Football (fútbol), or soccer, is slowly catching on in Puerto Rico, with its main professional team, the Puerto Rico Islanders (w www.prislandersfc.com), founded in 2003. The Islanders are a member of the North American Soccer League, and currently play between April and September at Juan Ramón Loubriel Stadium in Bayamón, near Deportivo Tren Urbano station. For tickets, check online agents wwww.tcpr.com or wwww.ticketpop.com.
The domestic Puerto Rico Soccer League or PRSL (wwww.prsoccer.org) was established in 2008 and now has nine teams in its first division with big plans to expand.
Introduced to Puerto Rico in around 1770, cockfighting (peleas de gallos) was legalized in 1933 and remains the island’s most controversial pastime, regularly condemned by animal rights activists all over the world. If you have the stomach, cockfights offer a vivid insight into traditional Puerto Rican culture and can be atmospheric, raucous affairs – for the best introduction check out the Club Gallístico de Puerto Rico in Isla Verde.
Despite regulations limiting time spent in the pit, fights should be strictly avoided by animal lovers: contests are extremely vicious, with beaks used to literally peck the opponent’s head into a bloody mess.

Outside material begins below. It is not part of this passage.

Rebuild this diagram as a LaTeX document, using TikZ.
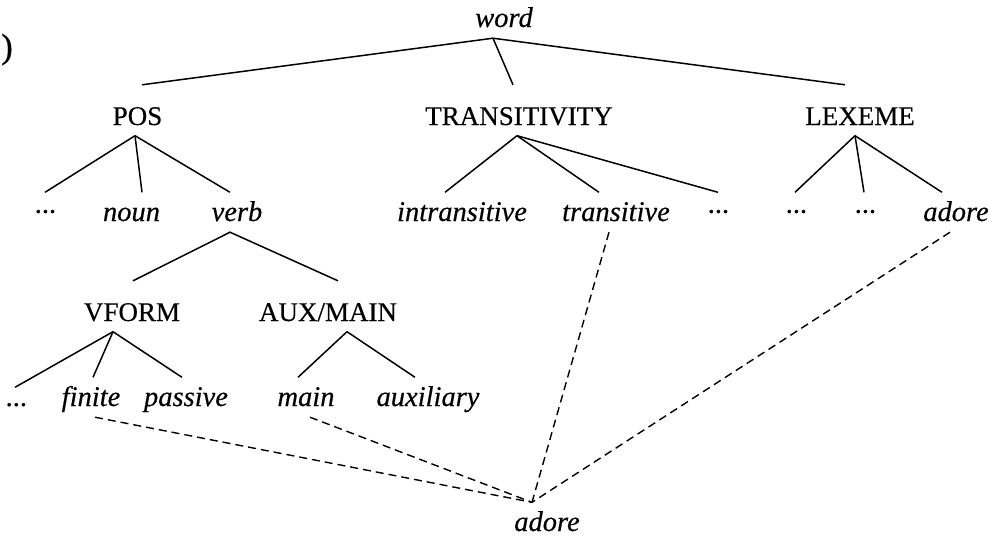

Fights stop when one of the birds is too exhausted to continue, and watching them stagger around for one last desperate attack can be disturbing. Even worse, fights sometimes end quickly when a rooster makes a strategic or “lucky” hit, cutting nerves to its opponent’s brain. When this happens the hapless victim loses all control of its movements, lying frozen on the ground, running around in circles or even cartwheeling around the pit. Nevertheless, supporters defend the sport as a key aspect of Puerto Rican culture.
The only racecourse in Puerto Rico is the Hipódromo Camarero, in Canóvanas at PR-3 km 15.3, 22km east of San Juan. The atmosphere can be electric during races, which take place on Monday, Wednesday, Friday, Saturday and Sunday from 3pm, usually wrapping up by 6 or 7pm. The Clásico del Caribe, the Caribbean’s richest race, is held here every December. Gambling on all races is legal and big business on the island.